I've never tried the grill. The people I know who use their grills here use gas grills so it won't have your flavor, Rottie, and they grill the bread then build the pizza. I have experimented with par-baking crusts to shorten times and to get a crisper crust. But things don't really meld together. I make five or six pizzas at a time (sometimes more) so I would need multiple stones to do this. Here in Connecticut coal-fired pizza is typical so I wonder how it compares to charcoal. The grill's big advantage is how hot it can get but I've just learned how to adjust the heat on my ovens past the factory settings so while it would only go to 450 before I now have it at 550. With our last ovens I had one at 800.
I started with cornmeal many years ago before I used parchment. It's good but it is very messy (or I am very messy or both ;-)). We have soft, wood floors and cornmeal actually gouges them. In high heat I've had the cornmeal catch on fire.
I've been thinking about rice flour too, Mike. The last two bakers I've worked with both use it for dusting. They say 1) it sticks less than bread flour because it lacks gluten and 2) it is less likely to catch fire than wheat flour. I don't know if either of these are true but two bakers running successful bakeries swear by it. I read an article that says I can make my own using a blender and rice so that would be nice as well.
Again, thanks for all your replies.
July 27, 2022 at 6:58 am #34755Aaron--I haven't tried using a peel for pizza except with parchment paper for the initial set, but some years ago, I was using one to bake round bread loaves on a pizza stone after letting them rise in a basket and turning it out. I think that I used cornmeal, and yes, it went all over the oven. At the time, I was in an apartment with an older oven, so I had an aluminum liner on the bottom, which helped contain the mess, although not completely.
When I began to use clay bakers, I tried semolina, but my experience is that it burns, not a taste I wanted, while I was waiting for the bread to bake completely.
These days, I use cream of wheat (farina), the regular breakfast stuff from the store. I got the tip from a King Arthur article some years ago. The farina does not burn like the semolina did; of course, a loaf of bread bakes longer than a pizza.

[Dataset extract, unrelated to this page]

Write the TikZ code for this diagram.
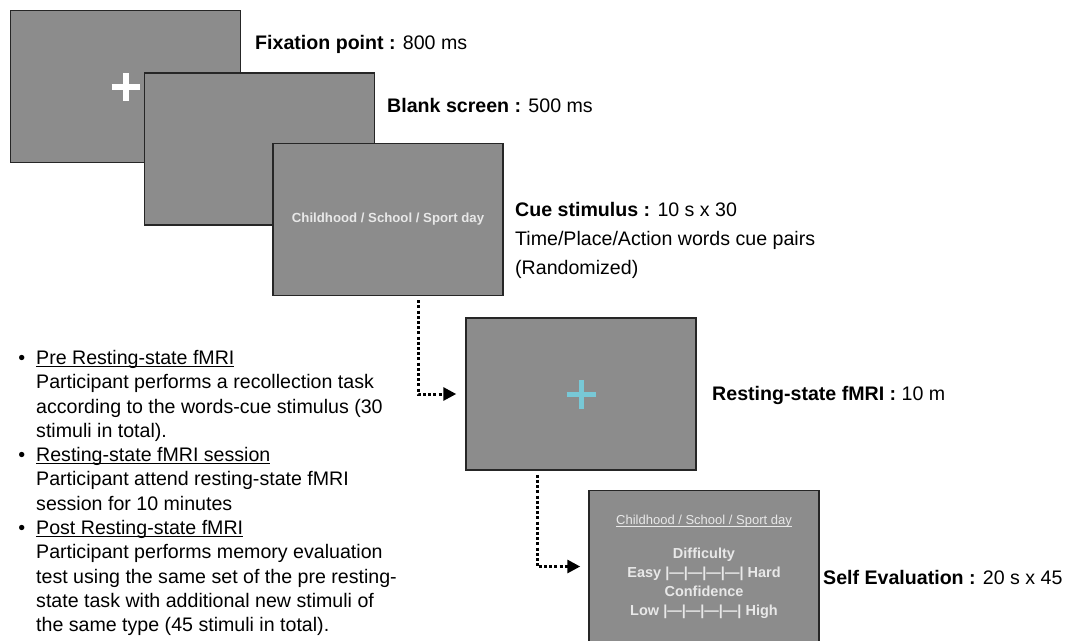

Thanks for the comment about the hot grains on the wood floor. We have an ash floor in the kitchen, which while it is a hard wood could be damaged. (It's also my husband's pride and joy, so I respect it.)

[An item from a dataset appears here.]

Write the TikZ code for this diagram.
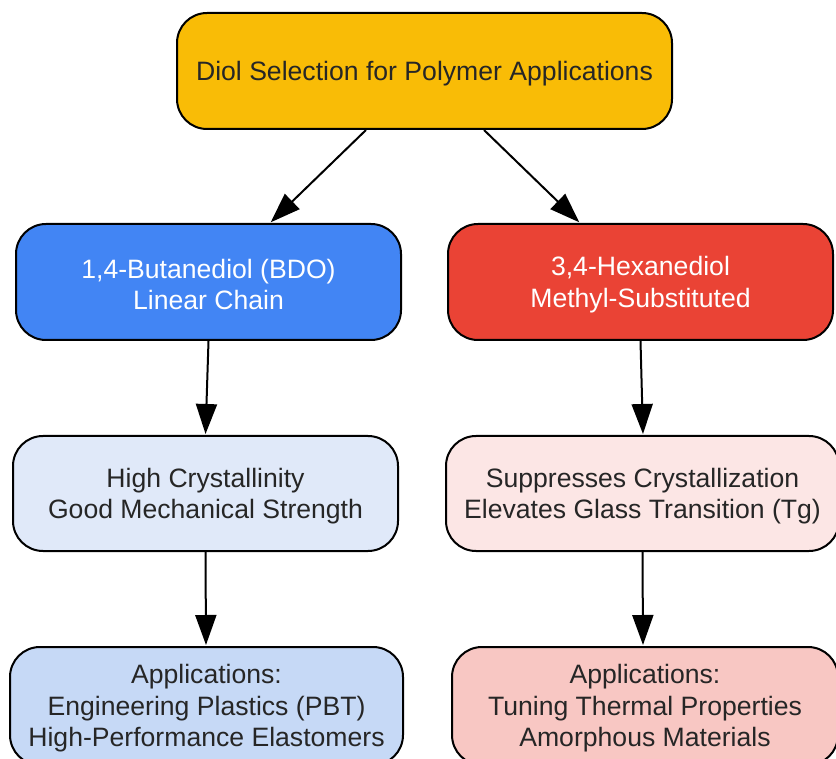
\documentclass[tikz,border=0pt]{standalone}
\usepackage{fontspec}
\setmainfont{Liberation Sans}
\usetikzlibrary{arrows.meta}
\definecolor{cyellow}{HTML}{F9BC06}
\definecolor{cblue}{HTML}{4285F4}
\definecolor{cred}{HTML}{EA4335}
\definecolor{clblue}{HTML}{E0E9F9}
\definecolor{clred}{HTML}{FCE6E5}
\definecolor{cmblue}{HTML}{C6D9F6}
\definecolor{cmred}{HTML}{F8C7C3}
\definecolor{ctext}{HTML}{262626}
\tikzset{
  box/.style={draw=black, line width=2pt, rounded corners=30pt, inner sep=0pt},
  txt/.style={align=center, font=\fontsize{26.6}{31.5}\selectfont, inner sep=0pt, yshift=-2.5pt},
  conn/.style={line width=2pt, -{Triangle[length=30pt,width=21pt]}, shorten >=1pt},
}
\begin{document}
\begin{tikzpicture}[x=1pt,y=-1pt]
\useasboundingbox (0,0) rectangle (836,759);
\node[box, fill=cyellow, minimum width=495pt, minimum height=116pt] (top) at (424.5,71) {};
\node[txt, text=ctext] (topt) at (top.center) {Diol Selection for Polymer Applications};
\node[box, fill=cblue, minimum width=385pt, minimum height=116pt] (bdo) at (208.5,282) {};
\node[txt, text=white] (bdot) at (bdo.center) {1,4-Butanediol (BDO)\\Linear Chain};
\node[box, fill=cred, minimum width=385pt, minimum height=116pt] (hex) at (640.5,282) {};
\node[txt, text=white] (hext) at (hex.center) {3,4-Hexanediol\\Methyl-Substituted};
\node[box, fill=clblue, minimum width=385pt, minimum height=115pt] (midl) at (205.5,493.5) {};
\node[txt, text=ctext] (midlt) at (midl.center) {High Crystallinity\\Good Mechanical Strength};
\node[box, fill=clred, minimum width=393pt, minimum height=115pt] (midr) at (642.5,493.5) {};
\node[txt, text=ctext] (midrt) at (midr.center) {Suppresses Crystallization\\Elevates Glass Transition (Tg)};
\node[box, fill=cmblue, minimum width=393pt, minimum height=118pt] (botl) at (206.5,706) {};
\node[txt, text=ctext] (botlt) at (botl.center) {Applications:\\Engineering Plastics (PBT)\\High-Performance Elastomers};
\node[box, fill=cmred, minimum width=386pt, minimum height=118pt] (botr) at (645,706) {};
\node[txt, text=ctext] (botrt) at (botr.center) {Applications:\\Tuning Thermal Properties\\Amorphous Materials};
\draw[conn] ([xshift=-58.5pt]top.south) -- ([xshift=61.5pt]bdo.north);
\draw[conn] ([xshift=59.5pt]top.south) -- ([xshift=-60.5pt]hex.north);
\draw[conn] (bdo.south) -- (midl.north);
\draw[conn] (hex.south) -- ([xshift=0.5pt]midr.north);
\draw[conn] (midl.south) -- ([xshift=-0.5pt]botl.north);
\draw[conn] (midr.south) -- ([xshift=-2pt]botr.north);
\end{tikzpicture}
\end{document}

July 27, 2022 at 9:01 am #34757Thanks BA. Ash is pretty tough. I had an ash floor in my kitchen in Seattle and I miss it. Any floor can be wrecked and if you have slippers on and step on corn meal you won't feel it and you'll grind it into the floor. We have pine now (it's a long story).
Of course I know what Cream of Wheat is. I even know the radio jingle from the 30s thanks to my dad!
July 27, 2022 at 9:10 am #34758The wooden peel make a nice Holiday charcuterie board too! I always use parchment when I make pizza. Easy to slide onto my stone and easy to pull off.
July 27, 2022 at 9:47 am #34759I 've recently stopped using parchment to make a crisper bottom.
July 27, 2022 at 11:42 am #34760Until I get a baking steel, my options for the grill are:
1. Just put it directly on the grate. The gaps might be a bit wide for pizza, though. I haven't had a burger fall through the gaps yet, but I'm careful placing things on the grill.
2. Use a sheet pan, possibly my perforated half-sheet pan.
3. Use my old unglazed floor tiles. They always slid around a bit in the grill, so I didn't use them much there.
4. Use the Bakerstone pizza baker. (It won't hold more than about a 10" diameter pizza, though.)
5. I've got some grids that fit a full sheet pan (18x24), I think the bakery I bought them from (at an auction) used them as cooling or icing racks, they're 3 squares to the inch so they should hold a pizza easily. I've used them when roasting bones in the oven for stock so I'm pretty sure they're oven safe, but the grill can get really hot. They're kind of a pain to clean, so I don't use them a lot, but if I'm careful when putting a pizza on them they might not get very dirty.
It also just occurred to me that I might be able to build the pizza directly on the cooling rack, then just carry it out and place it on the grill carefully.
My metal and wood peels are both about 14x14, so they'd both handle about the same size pizza.